L’armateur qui veut bousculer le transport maritime dans la Caraïbe !

Jean-Stéphane Roul

CO-FONDATEUR DE KARIBSLINK

 

L’armateur qui veut bousculer le transport maritime dans la Caraïbe !

 

Après avoir navigué sur les cinq Océans et travaillé vingt-huit ans pour les plus grandes multinationales du transport maritime, Jean-Stéphane Roul a choisi de mettre ses compétences au service de sa région natale. Il a créé sa propre compagnie maritime “Karibslink”.

Son objectif : interconnecter les îles “à moindre coût”.

Une révolution pour la Caraïbe !

 

L’homme ne paie de mine. Chemise bleue casual, ton sérieux, poignée de main ferme, mais dans son attaché-case se trouve un projet colossal : doter les iles de la Caraïbe de leur propre réseau maritime de cabotage de marchandises , adapté à leur réalité économique … “Nos régions sont des paradis , on doit y vivre bien” martèle Jean-Stéphane. A 48 ans, ce capitaine de la marine marchande, fils de pêcheur schoelcherois, a tout quitté pour revenir aux Antilles. Il le confie lui-même, “j’avais la vie du prince de Bel-air”. En effet, titulaire d’un brevet de capitaine de 1ère classe de la navigation maritime, Jean-Stéphane a sillonné les océans à bord de Green Trankers ou encore de Bergesen avant de rejoindre en 2005 le service “Opérations maritimes” du groupe Total. Après avoir fait ses preuves, il est nommé quelques années plus tard directeur des “Opérations de la division trading shipping” pour le continent américain à Houston aux Etats -Unis. Une belle consécration.

 

Mais au fil des ans, l’expérience et le confort ne suffisent pas à faire taire l’entrepreneur qui sommeille en lui. “Je viens d’une très grande structure, cependant au bout d’un moment on atteint le plafond de verre. Et puis, on se demande si ça a du sens ce qu’on fait dans ces très grands groupes…” confie-t-il. Il l’avoue : “J’avais envie d’être utile chez moi”. Nous sommes en pleine période de bouleversements planétaires , la Covid-19 vient de mettre le Monde sur pause, et de rebattre les cartes de nos priorités. Le 15 mai 2020, Jean-Stéphane atteint son “point de nonretour”.

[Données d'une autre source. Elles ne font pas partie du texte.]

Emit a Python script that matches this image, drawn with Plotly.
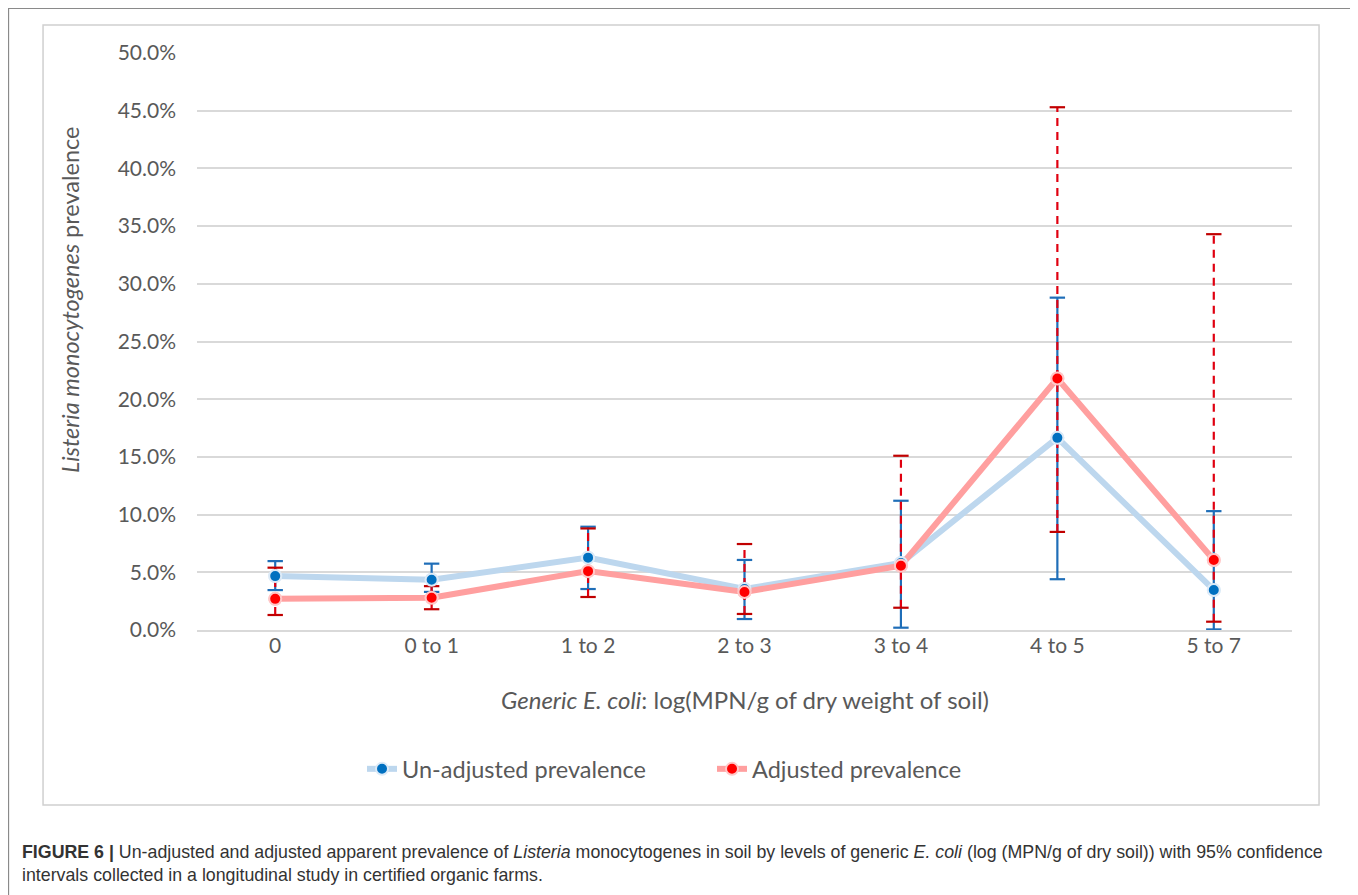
import plotly.graph_objects as go

categories = ["0", "0 to 1", "1 to 2", "2 to 3", "3 to 4", "4 to 5", "5 to 7"]

unadj = [0.0467, 0.0435, 0.0627, 0.0355, 0.0580, 0.1665, 0.0347]
unadj_lo = [0.0346, 0.0330, 0.0355, 0.0095, 0.0020, 0.0440, 0.0005]
unadj_hi = [0.0597, 0.0575, 0.0895, 0.0607, 0.1120, 0.2880, 0.1030]

adj = [0.0270, 0.0280, 0.0510, 0.0330, 0.0557, 0.2180, 0.0607]
adj_lo = [0.0130, 0.0180, 0.0286, 0.0139, 0.0193, 0.0850, 0.0072]
adj_hi = [0.0540, 0.0380, 0.0880, 0.0745, 0.1510, 0.4530, 0.3430]

y_ticks = [i * 0.05 for i in range(11)]

GRAY = "#595959"
BLUE_LINE = "#BDD7EE"
BLUE_PT = "#0070C0"
BLUE_ERR = "#1F6EB8"
RED_LINE = "#FF9F9F"
RED_PT = "#FF0000"
RED_ERR = "#E00010"
RED_CAP = "#C00000"


def seg(xs, lo, hi):
    X, Y = [], []
    for x, a, b in zip(xs, lo, hi):
        X += [x, x, None]
        Y += [a, b, None]
    return X, Y


fig = go.Figure()

# series lines (legend entries)
fig.add_trace(go.Scatter(
    x=categories, y=unadj, mode="lines+markers", name="Un-adjusted prevalence",
    line=dict(color=BLUE_LINE, width=6),
    marker=dict(color=BLUE_PT, size=12, line=dict(color="#DCEAF7", width=2)),
    hoverinfo="skip"))
fig.add_trace(go.Scatter(
    x=categories, y=adj, mode="lines+markers", name="Adjusted prevalence",
    line=dict(color=RED_LINE, width=6),
    marker=dict(color=RED_PT, size=12, line=dict(color="#FFC8C8", width=2)),
    hoverinfo="skip"))

# blue error bars (solid)
bx, by = seg(categories, unadj_lo, unadj_hi)
fig.add_trace(go.Scatter(x=bx, y=by, mode="lines", line=dict(color=BLUE_ERR, width=2.2),
                         showlegend=False, hoverinfo="skip"))
fig.add_trace(go.Scatter(x=categories + categories, y=unadj_lo + unadj_hi, mode="markers",
                         marker=dict(symbol="line-ew", size=11, line=dict(color=BLUE_ERR, width=2.2)),
                         showlegend=False, hoverinfo="skip"))

# red error bars (dashed)
rx, ry = seg(categories, adj_lo, adj_hi)
fig.add_trace(go.Scatter(x=rx, y=ry, mode="lines", line=dict(color=RED_ERR, width=2.2, dash="8px,6px"),
                         showlegend=False, hoverinfo="skip"))
fig.add_trace(go.Scatter(x=categories + categories, y=adj_lo + adj_hi, mode="markers",
                         marker=dict(symbol="line-ew", size=11, line=dict(color=RED_CAP, width=2.2)),
                         showlegend=False, hoverinfo="skip"))

# points on top
fig.add_trace(go.Scatter(x=categories, y=unadj, mode="markers",
                         marker=dict(color=BLUE_PT, size=12, line=dict(color="#DCEAF7", width=2)),
                         showlegend=False, hoverinfo="skip"))
fig.add_trace(go.Scatter(x=categories, y=adj, mode="markers",
                         marker=dict(color=RED_PT, size=12, line=dict(color="#FFC8C8", width=2)),
                         showlegend=False, hoverinfo="skip"))

fig.update_layout(
    width=1350, height=887,
    margin=dict(l=189, r=66, t=45, b=265),
    paper_bgcolor="white", plot_bgcolor="white",
    font=dict(family="Lato", color=GRAY, size=21),
    showlegend=True,
    legend=dict(orientation="h", x=0.1507, xanchor="left", y=-0.241, yanchor="middle",
                font=dict(size=23.5, color=GRAY), tracegroupgap=0, entrywidth=305,
                entrywidthmode="pixels", bgcolor="rgba(0,0,0,0)"),
    xaxis=dict(type="category", range=[-0.5, 6.5], showgrid=False, showline=True,
               linecolor="#D9D9D9", linewidth=1.5, ticks="", tickfont=dict(size=21, color=GRAY),
               ticklabelstandoff=-4, fixedrange=True),
    yaxis=dict(range=[0, 0.5], tickvals=y_ticks, tickformat=".1%", showgrid=True,
               gridcolor="#D9D9D9", gridwidth=1.5, zeroline=False, showline=False,
               ticks="", ticklabelstandoff=20, tickfont=dict(size=21, color=GRAY), fixedrange=True),
)

fig.add_annotation(xref="paper", yref="paper", x=0.5005, y=-0.1213, showarrow=False,
                   text="<i>Generic E. coli</i>: log(MPN/g of dry weight of soil)",
                   font=dict(size=24, color=GRAY), xanchor="center", yanchor="middle")
fig.add_annotation(xref="paper", yref="paper", x=-0.116, y=0.572, showarrow=False,
                   text="<i>Listeria monocytogenes</i> prevalence", textangle=-90,
                   font=dict(size=23.5, color=GRAY), xanchor="center", yanchor="middle")

fig.add_annotation(xref="paper", yref="paper", x=-0.1616, y=-0.4047, showarrow=False,
                   align="left", xanchor="left", yanchor="middle",
                   text="<b>FIGURE 6 |</b> Un-adjusted and adjusted apparent prevalence of <i>Listeria</i> monocytogenes in soil by levels of generic <i>E. coli</i> (log (MPN/g of dry soil)) with 95% confidence<br>intervals collected in a longitudinal study in certified organic farms.",
                   font=dict(family="Liberation Sans", size=17.8, color="#333333"))

# inner chart border
fig.add_shape(type="rect", xref="paper", yref="paper", x0=-0.1406, x1=1.0247, y0=-0.3033, y1=1.0485,
              line=dict(color="#D0D0D0", width=1.5), layer="below")
# outer figure border
fig.add_shape(type="rect", xref="paper", yref="paper", x0=-0.1721, x1=1.0575, y0=-0.473, y1=1.0771,
              line=dict(color="#8A8A8A", width=1.2), layer="below")

fig.write_html("out.html")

Il choisit de quitter Genève, avec son projet dans les valises.

 

« Vous ne pouvez pas adapter un modèle de multinationale ou continental à des régions insulaires, elles ne sont pas capables de suivre ce rythme-là ».

Son constat est simple, les multinationales qui opèrent dans la zone Antilles pourraient mieux faire, largement mieux faire. “Quand on est au coeur de la bête, on voit la limite des modèles économiques de ces grands groupes. Ils n’ont pas forcément les outils adaptés pour être efficients dans des territoires comme les nôtres. Vous avez du carburant brûlé pour rien, de l’argent qui part en fumée”,

assure-t-il. “Dans une logique maritime, nos territoires représentent de très petits marchés, avec un nombre limité d’habitants, qui disposent de moyens financiers relativement limités. Vous ne pouvez pas adapter un modèle de multinationale ou continental à des régions insulaires , elles ne sont pas capables de suivre ce rythme-là”.

 

Pour pallier les carences de ces modèles qui engendrent des surcoûts, et qui impactent in fine les populations, il conçoit un projet hors-norme : construire une nouvelle génération de navires dédiée aux eaux de la Caraïbe. Plus petits, plus écologiques, plus rapides, ils sont capables de naviguer “partout grâce leur faible tirant d’eau”. Un changement de paradigme dans le monde bien établi du business maritime. “Certes nous sommes français, mais nous sommes situés dans une région géographique, on devrait se tourner vers nos voisins avant de regarder à 8 000 km. On a déjà beaucoup de solutions en local” considère-t-il.

 

Prévu à l’horizon 2025, Karibslink est en phase d’amorçage. Plus de 20 millions d’euros au total sont nécessaires à son déploiement. “Ce sont des projets structurants donc il faut convaincre à la fois les investisseurs privés , politiques nationaux et décideurs locaux et régionaux. C’est tout un challenge !” ne cache pas Jean-Stéphane. Mais pour lui, l’urgence de changer de modèle se fait pressante.